Home Editorial Editorial: A Portrait of Narendra Modi

Editorial: A Portrait of Narendra Modi

Under Modi, India has witnessed a persistent decline in its secularism and a boost in attacks on minorities, particularly Muslims

by Editorial

File photo. Tolga Akmen—AFP

Humayun Kabir, former ambassador of Bangladesh to the United States, has recently penned a sketch of Indian P.M. Narendra Modi. “Narendra Modi, a member of India’s Other Backward Class, defined as a socioeconomically disadvantaged caste, swept to power in 2014 by winning 336 seats together with his BJP alliance partners,” he writes. “Modi, who became well known for presiding over the 2002 anti-Muslim riots as chief minister of Gujarat, was installed as the prime minister.” Both nationally and internationally, Modi’s success is credited to his charisma and popular support arising from development. However, ideologically, his party is committed to the promotion of Hindutva, risking undermining the accommodation of other religious minorities, in particular India’s nearly 200 million Muslims. Kabir has mapped out two Islamophobic narratives in Modi’s political discourse: the erasure of Indian Muslim history in Modi’s economic development agenda and the characterization of Hinduism as having a taming effect on Islam in India.

Hindu nationalism dates back to colonial-era writings of Indians, such as author and politician V. D. Savarkar in Hindutva: Who is a Hindu? Hindu nationalists believe Hindus are the true sons of the soil because their holy lands are in India, whereas Christians and Muslim holy lands are outside the country. Many, if not most, see Indian Muslims as suspect foreigners, even though most are descendants of Hindus who converted to Islam over centuries. India, a country with religious, ethnic, and linguistic diversity, has a Muslim population that accounts for nearly 15 percent of its total population, by far the largest minority group. Article 25 of the Indian constitution grants all individuals freedom of conscience, including the right to “practice, profess, and propagate religion.”

It is an accepted historic fact that Modi has long been associated with extreme Hindu nationalist policies.
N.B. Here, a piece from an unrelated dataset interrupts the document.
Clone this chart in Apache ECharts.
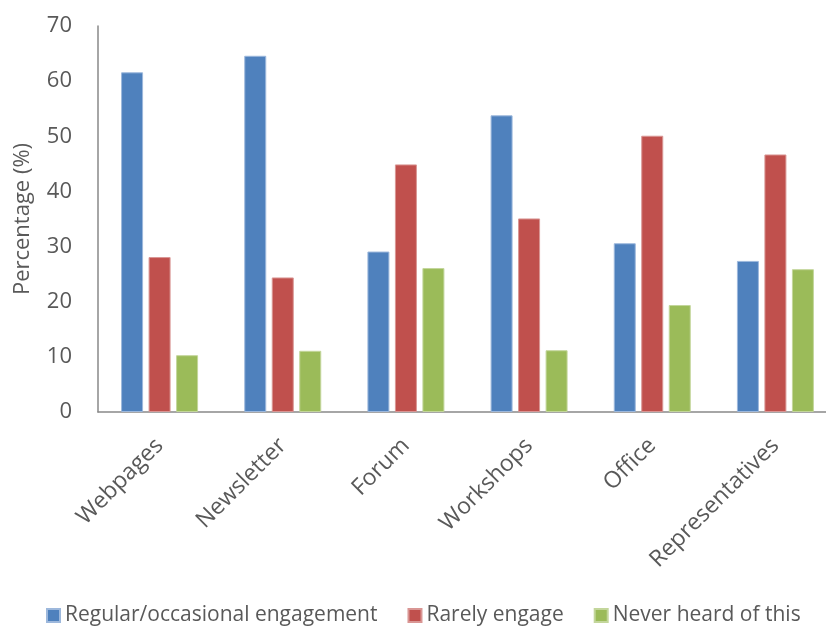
<!DOCTYPE html>
<html>
<head>
<meta charset="utf-8">
<script src="https://cdn.jsdelivr.net/npm/echarts@6/dist/echarts.min.js"></script>
<style>
  html, body { margin: 0; padding: 0; background: #ffffff; overflow: hidden; }
  /* canvas runs a little past the right edge so the last category keeps full width */
  #chart { width: 840px; height: 626px; }
</style>
</head>
<body>
<div id="chart"></div>
<script>
// Engagement channels and survey shares (%)
const categories = ['Webpages', 'Newsletter', 'Forum', 'Workshops', 'Office', 'Representatives'];
const regularEngagement = [61.6, 64.6, 29.1, 53.8, 30.6, 27.4];
const rarelyEngage = [28.1, 24.4, 44.9, 35.1, 50.1, 46.7];
const neverHeard = [10.3, 11.1, 26.1, 11.2, 19.4, 25.9];
const seriesNames = ['Regular/occasional engagement', 'Rarely engage', 'Never heard of this'];
const yTicks = { min: 0, max: 70, interval: 10 };

const textColor = '#595959';
const fontFamily = '"Open Sans", "DejaVu Sans", sans-serif';
const colors = ['#4F81BD', '#C0504D', '#9BBB59'];
const borders = ['#9db8dc', '#d99694', '#c3d69b'];

const chart = echarts.init(document.getElementById('chart'), null, { renderer: 'canvas' });

function barSeries(name, data, i) {
  return {
    name: name,
    type: 'bar',
    data: data,
    barWidth: 22,
    barGap: '25%',
    itemStyle: { color: colors[i], borderColor: borders[i], borderWidth: 1 },
    emphasis: { disabled: true }
  };
}

chart.setOption({
  animation: false,
  backgroundColor: '#ffffff',
  textStyle: { fontFamily: fontFamily },
  grid: { left: 98, top: 26, width: 739, bottom: 214, containLabel: false },
  legend: {
    top: 600,
    left: 41,
    itemWidth: 13,
    itemHeight: 13,
    itemGap: 30,
    icon: 'rect',
    textStyle: { color: textColor, fontSize: 21, fontFamily: fontFamily },
    data: seriesNames
  },
  xAxis: {
    type: 'category',
    data: categories,
    axisLine: { lineStyle: { color: '#898989', width: 1.5 } },
    axisTick: { show: false },
    axisLabel: { rotate: 45, color: textColor, fontSize: 23, margin: 30, interval: 0 }
  },
  yAxis: {
    type: 'value',
    min: yTicks.min,
    max: yTicks.max,
    interval: yTicks.interval,
    name: 'Percentage (%)',
    nameLocation: 'middle',
    nameGap: 64,
    nameTextStyle: { color: textColor, fontSize: 22 },
    axisLine: { show: true, lineStyle: { color: '#898989', width: 1.5 } },
    axisTick: { show: false },
    splitLine: { show: false },
    axisLabel: { color: textColor, fontSize: 22, margin: 26 }
  },
  series: [
    barSeries(seriesNames[0], regularEngagement, 0),
    barSeries(seriesNames[1], rarelyEngage, 1),
    barSeries(seriesNames[2], neverHeard, 2)
  ]
});
</script>
</body>
</html>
His policy has led to a series of acts of violence and state-level killings of Muslims across the country. The government has been implicated in promoting Hindu nationalism in a variety of ways, such as through state-supported anti-conversion laws. By February 2023, 12 of India’s 28 states will have passed anti-conversion laws. Furthermore, Hindu mob attacks have become quite common, despite the Indian Supreme Court warning they could become the new normal. A Human Rights Watch report indicates at least 44 people were killed by vigilantes between May 2015 and December 2018. Another report in February 2020 recorded major protests against the Citizenship Act of India’s constitution, which reduced eligibility for citizenship for non-Muslims from 11 years of living and working in India to six, deliberately excluding Muslims. By any standard of measurement, hard evidence projects India’s democratic values to have taken a slide over the past decade.